[begin Provided data]

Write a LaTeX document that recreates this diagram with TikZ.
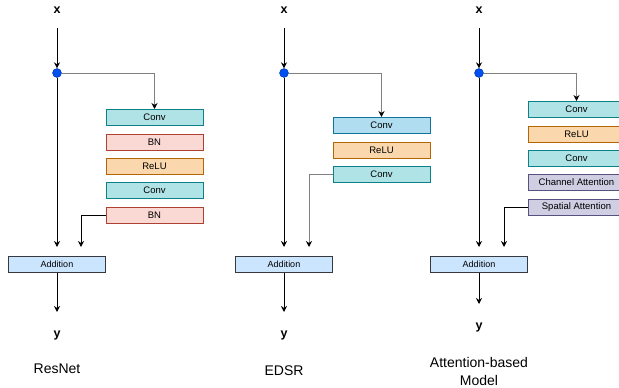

[end Provided data]
[begin Provided data]

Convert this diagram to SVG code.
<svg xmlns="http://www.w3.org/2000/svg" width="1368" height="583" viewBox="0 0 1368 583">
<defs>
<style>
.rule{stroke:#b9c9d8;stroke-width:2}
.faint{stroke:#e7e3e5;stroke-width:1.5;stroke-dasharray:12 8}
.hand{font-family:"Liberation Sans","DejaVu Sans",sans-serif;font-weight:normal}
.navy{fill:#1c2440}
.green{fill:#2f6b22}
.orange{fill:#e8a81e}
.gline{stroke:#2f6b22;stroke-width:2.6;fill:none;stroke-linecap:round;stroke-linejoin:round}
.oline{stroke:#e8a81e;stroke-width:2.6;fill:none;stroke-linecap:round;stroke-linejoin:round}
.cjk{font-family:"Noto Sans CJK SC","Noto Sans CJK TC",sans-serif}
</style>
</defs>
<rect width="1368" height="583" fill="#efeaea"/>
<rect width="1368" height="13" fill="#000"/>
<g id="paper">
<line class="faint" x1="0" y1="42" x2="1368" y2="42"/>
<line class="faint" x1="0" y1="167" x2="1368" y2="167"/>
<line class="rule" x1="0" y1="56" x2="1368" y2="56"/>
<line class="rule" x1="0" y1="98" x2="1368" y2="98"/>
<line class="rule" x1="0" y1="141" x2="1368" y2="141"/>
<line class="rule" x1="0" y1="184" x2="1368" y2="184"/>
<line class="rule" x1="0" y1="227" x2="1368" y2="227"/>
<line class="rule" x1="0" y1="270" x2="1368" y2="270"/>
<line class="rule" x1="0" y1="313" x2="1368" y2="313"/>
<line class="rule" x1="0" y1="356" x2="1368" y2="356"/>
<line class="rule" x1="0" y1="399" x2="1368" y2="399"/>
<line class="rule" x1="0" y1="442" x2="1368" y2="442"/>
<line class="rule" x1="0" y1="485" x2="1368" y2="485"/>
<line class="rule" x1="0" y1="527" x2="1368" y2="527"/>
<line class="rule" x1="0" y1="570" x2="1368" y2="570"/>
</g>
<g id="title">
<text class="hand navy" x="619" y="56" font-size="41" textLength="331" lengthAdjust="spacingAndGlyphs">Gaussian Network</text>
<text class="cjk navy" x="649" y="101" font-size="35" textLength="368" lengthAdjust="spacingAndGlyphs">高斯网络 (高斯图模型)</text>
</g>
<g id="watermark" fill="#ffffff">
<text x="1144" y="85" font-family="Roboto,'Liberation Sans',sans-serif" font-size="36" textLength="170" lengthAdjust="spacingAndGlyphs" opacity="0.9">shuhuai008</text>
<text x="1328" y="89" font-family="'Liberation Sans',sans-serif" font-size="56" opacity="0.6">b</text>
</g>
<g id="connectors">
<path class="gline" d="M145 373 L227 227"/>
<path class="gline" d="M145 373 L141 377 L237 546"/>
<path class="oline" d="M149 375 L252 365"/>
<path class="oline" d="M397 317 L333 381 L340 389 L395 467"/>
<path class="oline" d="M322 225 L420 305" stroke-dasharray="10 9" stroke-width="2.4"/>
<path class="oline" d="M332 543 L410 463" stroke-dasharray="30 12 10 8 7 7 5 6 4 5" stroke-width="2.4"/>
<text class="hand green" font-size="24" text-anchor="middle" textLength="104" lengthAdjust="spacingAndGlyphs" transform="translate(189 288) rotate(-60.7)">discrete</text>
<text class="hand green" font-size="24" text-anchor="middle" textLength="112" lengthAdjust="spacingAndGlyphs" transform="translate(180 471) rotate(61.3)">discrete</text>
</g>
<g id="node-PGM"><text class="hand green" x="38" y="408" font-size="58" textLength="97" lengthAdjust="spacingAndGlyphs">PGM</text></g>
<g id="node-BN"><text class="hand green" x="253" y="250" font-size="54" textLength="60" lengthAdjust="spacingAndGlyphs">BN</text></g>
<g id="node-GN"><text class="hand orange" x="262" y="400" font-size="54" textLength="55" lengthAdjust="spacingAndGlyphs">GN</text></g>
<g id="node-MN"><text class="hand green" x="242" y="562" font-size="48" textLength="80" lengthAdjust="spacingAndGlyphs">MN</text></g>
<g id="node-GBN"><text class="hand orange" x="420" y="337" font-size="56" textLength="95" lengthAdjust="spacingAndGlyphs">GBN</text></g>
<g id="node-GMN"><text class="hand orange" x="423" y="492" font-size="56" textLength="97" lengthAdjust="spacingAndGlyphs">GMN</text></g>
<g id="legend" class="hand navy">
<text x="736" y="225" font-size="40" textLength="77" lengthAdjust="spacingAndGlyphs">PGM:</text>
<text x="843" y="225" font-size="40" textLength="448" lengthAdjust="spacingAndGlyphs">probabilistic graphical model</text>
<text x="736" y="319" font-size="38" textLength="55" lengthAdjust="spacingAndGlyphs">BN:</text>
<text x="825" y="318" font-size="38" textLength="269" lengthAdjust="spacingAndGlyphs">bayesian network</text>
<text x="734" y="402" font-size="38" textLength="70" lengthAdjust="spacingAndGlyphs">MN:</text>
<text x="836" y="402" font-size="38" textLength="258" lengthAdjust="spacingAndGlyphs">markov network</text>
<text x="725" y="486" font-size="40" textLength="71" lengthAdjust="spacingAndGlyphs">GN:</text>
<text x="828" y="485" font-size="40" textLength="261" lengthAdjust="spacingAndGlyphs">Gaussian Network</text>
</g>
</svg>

[end Provided data]

--- Written problem ---
Pull out all lines from the entries above in which the word "diagram" appears.

--- Answer for this exercise ---
Write a LaTeX document that recreates this diagram with TikZ.
Convert this diagram to SVG code.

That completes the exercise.